The CCM shows that, under current traffic conditions (peaking at 250 veh/h) and air velocity of 2.65 m/s, condensation occurs when ambient temperature and relative humidity exceed 24 °C and 80%, respectively. As traffic volume increases, the condensation boundary shifts toward higher temperature and humidity conditions, confirming the beneficial effect of vehicle heat generation. At the design traffic capacity of 1,550 veh/h, condensation occurs only under extreme conditions of Td > 30 °C and RH > 95%, implying that the condensation problem will naturally diminish as traffic volume increases.

The contour map in Figure 11(a) for N = 0 shows that substantial condensation volumes are predicted across a wide range of ambient conditions when there is no traffic. Under zero-traffic conditions (N = 0), the condensation boundary starts at a inlet dry-bulb temperature as low as approximately 18 °C at RH ≈ 70%, indicating that condensation can occur even under moderate ambient humidity conditions. Without the heat inflow from vehicles, the temperature is governed exclusively by the surrounding seawater and ground, leading to the widest condensation-prone region. This scenario corresponds to periods of nighttime, early morning, or maintenance closures, during which the tunnel is most vulnerable to condensation.

Figure 11(b) shows the condensation boundary contours (RH = 100%) as a function of inlet dry-bulb temperature and relative humidity for five traffic volumes (N = 0, 250, 500, 1,000 and 1,550 veh/h) at V = 2.65 m/s, with a wall moisture rate of 10%. The area above each curve represents the condensation zone where the wall temperature falls below the dew-point temperature of the tunnel air.

As the traffic volume increases to N = 500 veh/h, vehicle exhaust heat raises the tunnel air and wall temperatures, and the condensation boundary shifts markedly to the right; condensation begins only when the inlet dry-bulb temperature exceeds approximately 20 °C at RH = 100%. At N = 1,000 veh/h, the boundary moves further to the right, with condensation initiating only above a inlet dry-bulb temperature of approximately 25.5 °C at RH = 100%, meaning that only high-temperature, high-humidity summer conditions can trigger condensation. At the design traffic capacity of N = 1,550 veh/h, the boundary is pushed almost entirely off the chart, the typical operational range. Only a marginal region persists at the extreme upper-right corner of the diagram (Td > 31.5 °C, RH ≈ 100%), confirming that condensation is virtually eliminated under standard climatic conditions. The progressive rightward shift of the boundary from N = 0 to N = 1,550 quantitatively demonstrates that vehicle heat generation serves as a natural and highly effective suppression mechanism against condensation.

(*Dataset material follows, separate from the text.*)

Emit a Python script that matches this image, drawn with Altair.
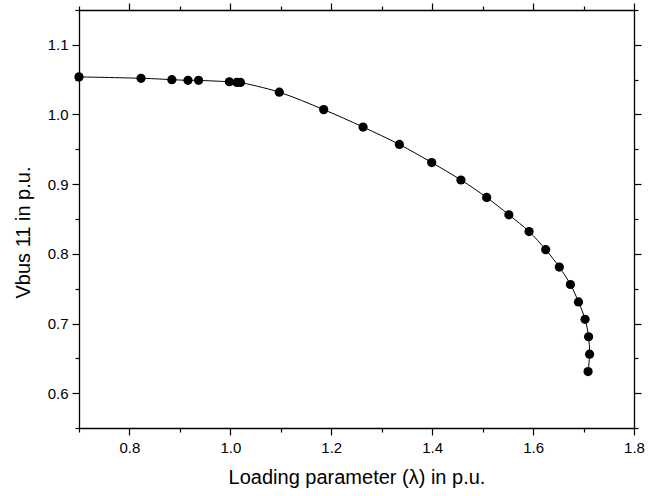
import altair as alt
import pandas as pd

# Data
lam = [0.700, 0.823, 0.884, 0.916, 0.937, 0.998, 1.013, 1.020, 1.097, 1.185,
       1.263, 1.335, 1.399, 1.457, 1.508, 1.552, 1.592, 1.625, 1.652, 1.674,
       1.690, 1.703, 1.710, 1.712, 1.709]
vbus = [1.054, 1.052, 1.050, 1.049, 1.049, 1.047, 1.046, 1.046, 1.032, 1.007,
        0.982, 0.957, 0.931, 0.906, 0.881, 0.856, 0.832, 0.806, 0.781, 0.756,
        0.731, 0.706, 0.681, 0.656, 0.631]
step = list(range(len(lam)))

x_ticks = [0.7, 0.8, 0.9, 1.0, 1.1, 1.2, 1.3, 1.4, 1.5, 1.6, 1.7, 1.8]
y_ticks = [0.55, 0.6, 0.65, 0.7, 0.75, 0.8, 0.85, 0.9, 0.95, 1.0, 1.05, 1.1, 1.15]

df = pd.DataFrame({"lam": lam, "v": vbus, "i": step})

FONT = "Liberation Sans"
xmaj = "round(datum.value*10) % 2 == 0"
ymaj = "round(datum.value*20) % 2 == 0"

common = dict(domainColor="black", domainWidth=1.3, tickColor="black", tickWidth=1.2,
              grid=False, labelFont=FONT, labelFontSize=15, labelColor="black",
              titleFont=FONT, titleFontSize=20, titleFontWeight="normal",
              titleColor="black", labelOverlap=False, labelFlush=False)

x_bottom = alt.Axis(values=x_ticks, orient="bottom", title="Loading parameter (λ) in p.u.",
                    labelExpr=f"{xmaj} ? format(datum.value, '.1f') : ''",
                    tickSize={"condition": {"test": xmaj, "value": 7}, "value": 4},
                    labelPadding=5, titlePadding=12, **common)
x_top = alt.Axis(values=x_ticks, orient="top", title=None, labels=False,
                 tickSize={"condition": {"test": xmaj, "value": 7}, "value": 4}, **common)
y_left = alt.Axis(values=y_ticks, orient="left", title="Vbus 11 in p.u.",
                  labelExpr=f"{ymaj} ? format(datum.value, '.1f') : ''",
                  tickSize={"condition": {"test": ymaj, "value": 7}, "value": 4},
                  labelPadding=4, titlePadding=14, titleY=222, **common)
y_right = alt.Axis(values=y_ticks, orient="right", title=None, labels=False,
                   tickSize={"condition": {"test": ymaj, "value": 7}, "value": 4}, **common)

xs = alt.Scale(domain=[0.7, 1.8], nice=False, zero=False)
ys = alt.Scale(domain=[0.55, 1.15], nice=False, zero=False)

line = alt.Chart(df).mark_line(color="black", strokeWidth=1, interpolate="cardinal").encode(
    x=alt.X("lam:Q", scale=xs, axis=x_bottom),
    y=alt.Y("v:Q", scale=ys, axis=y_left),
    order="i:Q",
)
pts = alt.Chart(df).mark_circle(color="black", opacity=1, size=85).encode(
    x=alt.X("lam:Q", scale=xs, axis=x_top),
    y=alt.Y("v:Q", scale=ys, axis=y_right),
)

chart = alt.layer(line, pts).resolve_axis(x="independent", y="independent").properties(
    width=555, height=418,
    autosize=alt.AutoSizeParams(type="none"),
    padding={"left": 79, "top": 10, "right": 26, "bottom": 68},
    background="white",
).configure_view(stroke=None)

chart.save("out.html", embed_options={"renderer": "svg", "actions": False})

The result show that even with 145 dehumidifiers currently installed in the tunnel — offering a total capacity of 24.4 tons/day at an 80% utilization rate— only 7.2% of the estimated peak condensation load (roughly 340 tons/day for both directions combined under the 250 veh/h scenario) can be treated. This result underscore that mechanical dehumidification, in its current configuration and scale, is insufficient to provide a standalone solution for moisture mitigation.

5. Conclusions

The goal of this study is to analyze the severe condensation phenomena experienced at Korea's longest subsea tunnel (6.9 km), and to develop an engineering tool for condensation prediction. On-site measurements, one-dimensional thermodynamic model development and analysis, and three-dimensional CFD simulations were employed in this study and the results are summarized as follows:

(1) Condensation in the Boryeong Subsea Tunnel results from the combined effect of a hot, humid maritime climate at the portals and low wall temperatures caused by the surrounding seawater and ground. The condensation phenomena occurred at the tunnel differs fundamentally from structural water leakage commonly addressed in tunnel engineering and therefore necessitates a specialized analytical approach and tailored operational strategies.

(2) The developed 1D model showed high predictive accuracy, with air and wall temperature discrepancies within 7.3% relative to the field measurements. It also showed excellent agreement with the 3D CFD results, validating its efficacy as an efficient engineering tool for rapid parametric analysis. The mutual consistency among the field data and the results of thermodynamic analysis based on 1D and 3D models provides a rigorous basis for comprehensive cross-validation.

(3) Under high-humidity conditions, increasing air velocity in the tunnel by jet fan operation was found to aggravate condensation. Accordingly, operating at lower ventilation rates during high-humidity periods, especially on summer nights, may help reduce condensation, whereas jet fan operation during lower-humidity daytime periods may promote evaporation of existing condensate.

(4) Vehicle-induced heat generation is the most effective natural mechanism for condensation suppression. Although condensation is almost entirely eliminated at the design traffic volume of 1,550 veh/h, the current traffic volume peaking at approximately 250 veh/h remains insufficient, indicating the need for supplementary countermeasures during the present operational stage.

(5) The proposed Condensation Contour Map (CCM) provides a practical engineering basis for designers and tunnel operators to predict condensation as a function of ambient air conditions and traffic volume and to make rational decisions regarding jet fan operation and dehumidification strategies.

(6) Current ventilation and environmental-control systems for subsea tunnels still focus primarily on pollutant control and fire safety, with limited explicit consideration of condensation. The results of this study suggest that future long subsea tunnel design should explicitly consider condensation from the design stage onward, together with mitigation measures such as enhanced wall insulation, rational dehumidification-capacity planning, dew-point-aware ventilation strategies, and driver warning systems. They also suggest that tunnel ventilation standards and guidelines should clearly address condensation in long subsea tunnels, particularly those located in humid climate regions.